3. Convert bits to bytes:
   Since $8$ bits = $1$ byte:

   $$36000\ \text{bit/day} \div 8 = 4500\ \text{bytes/day}$$

4. Convert bytes to Kibibytes:
   Since $1\ \text{KiB} = 1024\ \text{bytes}$:

   $$4500\ \text{bytes/day} \div 1024 = 4.39453125\ \text{KiB/day}$$

5. Use the direct conversion factor:
   You can also combine the steps into one factor:

   $$1\ \text{bit/minute} = \frac{1440}{8 \times 1024}\ \text{KiB/day} = 0.17578125\ \text{KiB/day}$$

   Then multiply by $25$:

   $$25 \times 0.17578125 = 4.39453125\ \text{KiB/day}$$

6. Result:

   $$25\ \text{bits per minute} = 4.39453125\ \text{KiB/day}$$

Practical tip: when converting to Kibibytes, always divide by $1024$, not $1000$. If you use kilobytes instead, the result will be different.

What is the formula to convert bits per minute to Kibibytes per day?

Use the verified conversion factor: $1$ bit/minute $= 0.17578125$ KiB/day.
So the formula is: $\text{KiB/day} = \text{bit/minute} \times 0.17578125$.

How many Kibibytes per day are in 1 bit per minute?

There are exactly $0.17578125$ KiB/day in $1$ bit/minute.
This is the verified factor used for all conversions on this page.

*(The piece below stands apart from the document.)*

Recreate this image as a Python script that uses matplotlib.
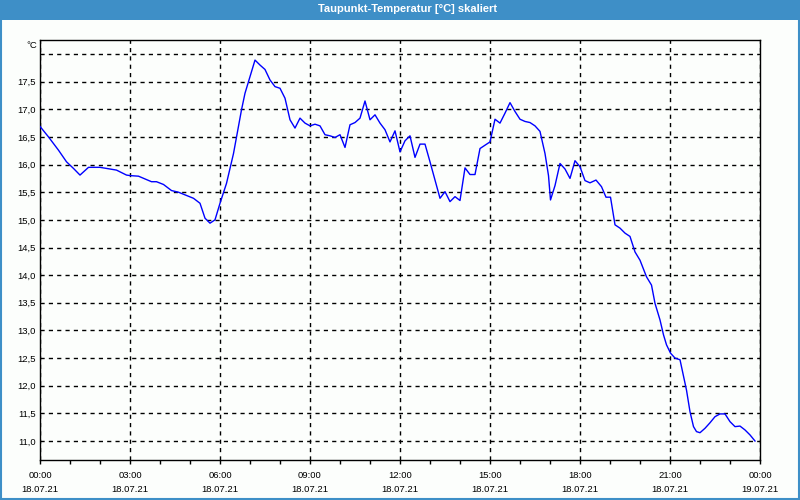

How do I convert a larger bit/minute value to KiB/day?

Multiply the number of bits per minute by $0.17578125$.
For example, $100$ bit/minute $= 100 \times 0.17578125 = 17.578125$ KiB/day.

Why is Kibibytes per day different from Kilobytes per day?

Kibibytes use the binary standard, where $1$ KiB $= 1024$ bytes, while Kilobytes usually use the decimal standard, where $1$ kB $= 1000$ bytes.
Because of this base-$2$ versus base-$10$ difference, the numeric result in KiB/day will not match the value in kB/day.

When would converting bit/minute to KiB/day be useful?

This conversion is useful for estimating very slow data rates over a full day, such as sensor telemetry, beacon signals, or low-bandwidth IoT devices.
Viewing the rate in KiB/day can make daily storage or transfer totals easier to understand than bit/minute.

Does this conversion factor stay the same for every value?

Yes, the factor is constant: every $1$ bit/minute always equals $0.17578125$ KiB/day.
That means the conversion is linear, so doubling the bit/minute value doubles the KiB/day result.